WHAT TO WORK ON:
Leave the pictures out and retype the lines from the beginning through the line with "freqs = [6, 6, 5, 3, 3, 3, 3, 3, 3, 3]", both ends included.

MATERIAL PROVIDED:
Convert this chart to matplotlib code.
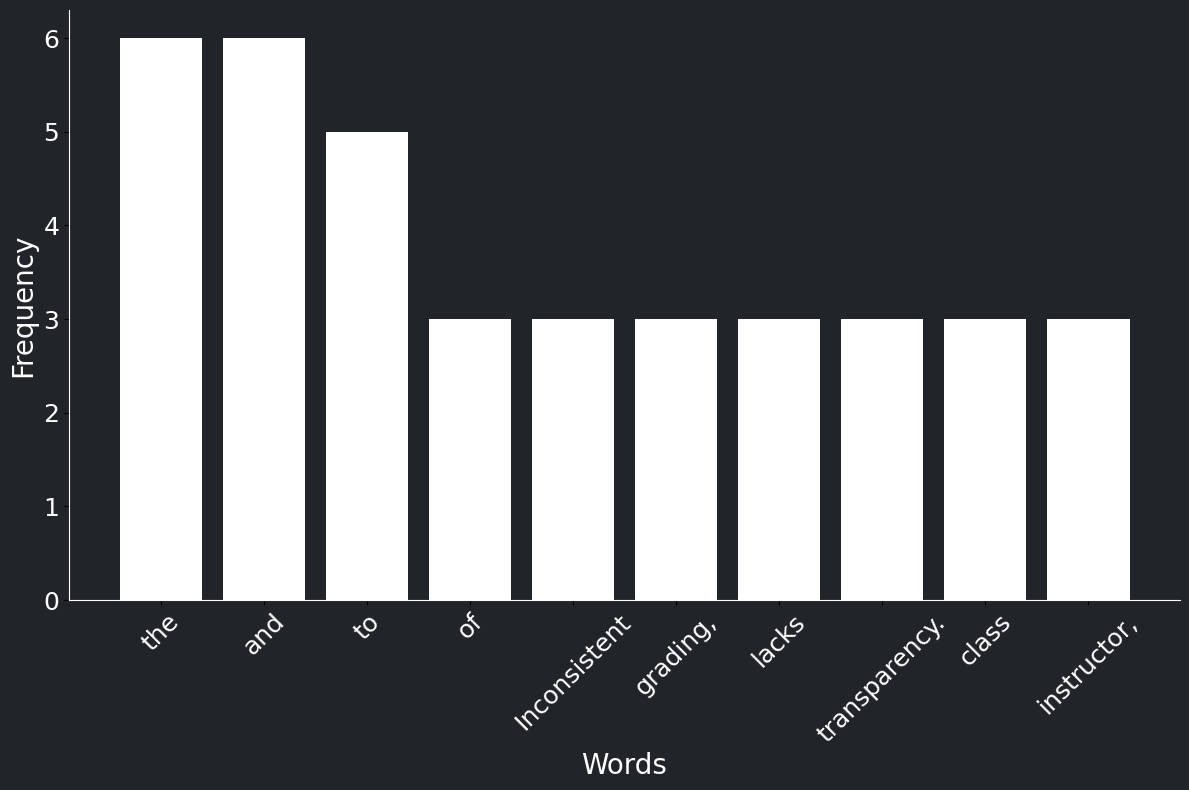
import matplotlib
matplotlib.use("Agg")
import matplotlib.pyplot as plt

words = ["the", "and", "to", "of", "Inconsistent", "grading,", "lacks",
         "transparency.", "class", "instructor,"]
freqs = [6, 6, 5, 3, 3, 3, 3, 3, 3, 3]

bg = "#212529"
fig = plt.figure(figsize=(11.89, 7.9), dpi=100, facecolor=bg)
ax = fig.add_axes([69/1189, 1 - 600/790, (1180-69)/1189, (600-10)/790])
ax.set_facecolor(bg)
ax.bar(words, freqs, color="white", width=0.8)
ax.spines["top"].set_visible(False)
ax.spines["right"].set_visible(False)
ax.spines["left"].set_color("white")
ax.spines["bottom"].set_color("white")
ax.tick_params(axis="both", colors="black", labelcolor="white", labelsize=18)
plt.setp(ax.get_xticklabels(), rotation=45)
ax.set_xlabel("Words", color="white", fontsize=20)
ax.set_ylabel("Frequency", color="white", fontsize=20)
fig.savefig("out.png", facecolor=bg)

OUTPUT OF THE EXERCISE:
Convert this chart to matplotlib code.
import matplotlib
matplotlib.use("Agg")
import matplotlib.pyplot as plt

words = ["the", "and", "to", "of", "Inconsistent", "grading,", "lacks",
         "transparency.", "class", "instructor,"]
freqs = [6, 6, 5, 3, 3, 3, 3, 3, 3, 3]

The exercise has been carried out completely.